Traders who chased last week’s PYTH squeeze are waking up to a hard reversal: the token has dumped more than 11% in 24 hours to ~$0.16, daily volume is down roughly 25%, and market cap has slipped under $1B. After a +100% rip to $0.25 on headlines about U.S. economic data going onchain via Pyth and Chainlink, aggressive profit-taking and a broader altcoin cool-off now threaten to unwind a big chunk of those gains. Is this a buy-the-dip or the start of a deeper reset?
What’s happening now
PYTH’s vertical move from ~$0.11 (Aug 28) to $0.25 (Aug 29) faded as risk appetite softened across alts and BTC/ETH pulled back. The momentum break coincides with thinner liquidity and falling activity, a classic post-squeeze hangover where late longs get trapped and early buyers de-risk into strength. Weekly gains are still positive (~41%), but the path of least resistance is lower unless bulls quickly reclaim key levels.
Why it matters to traders
- Post-squeeze retracements often test the origin of the move to discover real demand. - Bitfinex analysts flag a potential September cyclical low for alts amid muted ETF inflows and capital rotation, before structural drivers possibly reassert into Q4. - Translation: near-term chop and downside risk, followed by higher-quality entries if/when breadth improves.
Key levels and scenarios
- Immediate support: $0.16 (current pivot). Lose it with rising sell volume and a retest of $0.14–$0.15 is likely.
- Deeper support: $0.11 (squeeze origin). A full round-trip isn’t unusual if momentum fully unwinds.
- Resistance: $0.20 (mid-range), $0.25 (spike high), then $0.30 (bulls’ next target if trend resumes).
- Bull case: Reclaim/hold $0.18–$0.20 on increasing spot volume, with funding normalizing and open interest rising without crowding.
- Bear case: Failure at $0.18–$0.20 plus negative breadth across alts opens a path toward $0.14 and possibly $0.11.
Actionable game plan
- Wait for a 4H close back above $0.18 with rising spot-led volume to confirm demand before considering longs.

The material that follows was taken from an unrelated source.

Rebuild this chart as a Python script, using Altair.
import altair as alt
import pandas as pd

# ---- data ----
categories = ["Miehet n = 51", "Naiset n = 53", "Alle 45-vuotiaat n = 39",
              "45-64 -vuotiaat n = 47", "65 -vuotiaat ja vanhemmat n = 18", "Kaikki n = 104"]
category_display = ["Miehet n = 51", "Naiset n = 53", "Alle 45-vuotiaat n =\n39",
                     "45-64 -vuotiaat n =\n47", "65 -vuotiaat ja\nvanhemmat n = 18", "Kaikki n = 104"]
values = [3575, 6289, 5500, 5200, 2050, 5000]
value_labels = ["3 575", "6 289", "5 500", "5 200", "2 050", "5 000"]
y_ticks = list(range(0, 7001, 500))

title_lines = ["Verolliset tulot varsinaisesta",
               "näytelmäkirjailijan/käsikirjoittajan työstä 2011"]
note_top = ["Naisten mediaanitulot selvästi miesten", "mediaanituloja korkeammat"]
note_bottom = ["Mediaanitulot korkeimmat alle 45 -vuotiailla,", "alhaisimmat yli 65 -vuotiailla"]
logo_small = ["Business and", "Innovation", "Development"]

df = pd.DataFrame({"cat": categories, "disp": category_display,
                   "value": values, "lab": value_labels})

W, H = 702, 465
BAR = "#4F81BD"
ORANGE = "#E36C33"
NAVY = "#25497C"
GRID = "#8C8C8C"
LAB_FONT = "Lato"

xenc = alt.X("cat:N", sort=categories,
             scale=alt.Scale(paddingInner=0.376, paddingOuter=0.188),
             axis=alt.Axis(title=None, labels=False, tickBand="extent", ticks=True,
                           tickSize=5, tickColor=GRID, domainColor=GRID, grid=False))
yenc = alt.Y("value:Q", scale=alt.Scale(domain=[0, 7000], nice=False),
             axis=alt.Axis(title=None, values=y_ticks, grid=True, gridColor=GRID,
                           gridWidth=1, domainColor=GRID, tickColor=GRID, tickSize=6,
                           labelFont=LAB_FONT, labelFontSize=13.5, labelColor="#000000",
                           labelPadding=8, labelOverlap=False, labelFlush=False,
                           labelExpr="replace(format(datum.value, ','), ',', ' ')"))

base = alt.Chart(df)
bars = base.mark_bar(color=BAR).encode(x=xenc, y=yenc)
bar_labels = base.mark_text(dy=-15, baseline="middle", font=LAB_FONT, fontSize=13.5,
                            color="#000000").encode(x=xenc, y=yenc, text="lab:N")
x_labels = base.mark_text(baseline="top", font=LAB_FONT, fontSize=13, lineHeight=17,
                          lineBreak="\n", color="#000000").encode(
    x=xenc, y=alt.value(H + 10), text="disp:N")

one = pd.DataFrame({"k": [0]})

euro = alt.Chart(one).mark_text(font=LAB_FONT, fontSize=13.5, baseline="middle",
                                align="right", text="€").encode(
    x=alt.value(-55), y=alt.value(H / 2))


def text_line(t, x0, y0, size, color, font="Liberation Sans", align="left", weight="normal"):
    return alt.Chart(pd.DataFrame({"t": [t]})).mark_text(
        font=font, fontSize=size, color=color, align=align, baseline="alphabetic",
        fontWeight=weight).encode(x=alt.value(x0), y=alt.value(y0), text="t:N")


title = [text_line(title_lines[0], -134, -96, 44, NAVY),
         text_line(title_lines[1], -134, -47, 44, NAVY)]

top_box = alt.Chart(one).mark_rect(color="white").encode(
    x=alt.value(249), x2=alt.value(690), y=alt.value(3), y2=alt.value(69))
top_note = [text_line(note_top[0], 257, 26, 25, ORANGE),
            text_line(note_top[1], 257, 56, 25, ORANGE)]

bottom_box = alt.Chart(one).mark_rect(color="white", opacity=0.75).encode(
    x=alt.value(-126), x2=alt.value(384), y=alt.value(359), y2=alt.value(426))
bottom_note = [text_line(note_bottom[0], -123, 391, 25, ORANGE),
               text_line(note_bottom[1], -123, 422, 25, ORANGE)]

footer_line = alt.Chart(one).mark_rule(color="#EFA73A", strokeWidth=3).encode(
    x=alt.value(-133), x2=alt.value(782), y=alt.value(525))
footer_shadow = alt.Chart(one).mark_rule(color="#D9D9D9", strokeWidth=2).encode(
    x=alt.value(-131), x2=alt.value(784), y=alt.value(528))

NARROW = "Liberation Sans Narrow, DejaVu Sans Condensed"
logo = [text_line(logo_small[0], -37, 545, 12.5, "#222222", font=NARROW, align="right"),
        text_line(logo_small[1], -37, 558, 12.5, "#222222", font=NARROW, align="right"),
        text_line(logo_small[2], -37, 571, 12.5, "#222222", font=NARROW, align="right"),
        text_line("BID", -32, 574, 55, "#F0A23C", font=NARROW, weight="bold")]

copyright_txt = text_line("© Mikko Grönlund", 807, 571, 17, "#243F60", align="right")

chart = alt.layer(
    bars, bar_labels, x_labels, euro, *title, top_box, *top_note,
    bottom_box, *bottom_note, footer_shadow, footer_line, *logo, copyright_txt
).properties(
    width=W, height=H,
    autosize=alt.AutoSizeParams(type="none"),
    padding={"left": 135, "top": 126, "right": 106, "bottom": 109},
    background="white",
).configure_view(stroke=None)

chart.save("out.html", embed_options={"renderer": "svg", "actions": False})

- If trading the range, use OCO bracket orders and keep position size modest; volatility and liquidity can shift quickly.
- Set clear invalidation (e.g., below $0.15 if entering on a reclaim) to protect capital; avoid knife-catching if $0.16 fails on heavy sell pressure.
- Track funding, OI, and spot vs. perp leads; look for spot leading up, perps lagging, and funding near flat for healthier upside.
- Monitor catalysts: further onchain data integrations, any token unlocks/supply events, and broader market breadth (TOTAL2, BTC dominance).
Risk checklist
- Liquidity risk: Rapid slippage post-squeeze; use limit orders in size.
- Event risk: Negative macro surprises can amplify downside in high-beta alts.
- Rotation risk: Capital shifting within alts can mute PYTH-specific follow-through even on good news.
- Supply overhang: Watch for unlocks or large holder distribution on-chain.
Bottom line
PYTH is back at a decision zone. Without a swift reclaim of $0.18–$0.20 on real demand, the market can probe lower toward $0.14–$0.11. Trade level-to-level, let volume confirm the move, and keep risk tight. The potential Q4 tailwind is interesting—but patience and discipline here are the edge.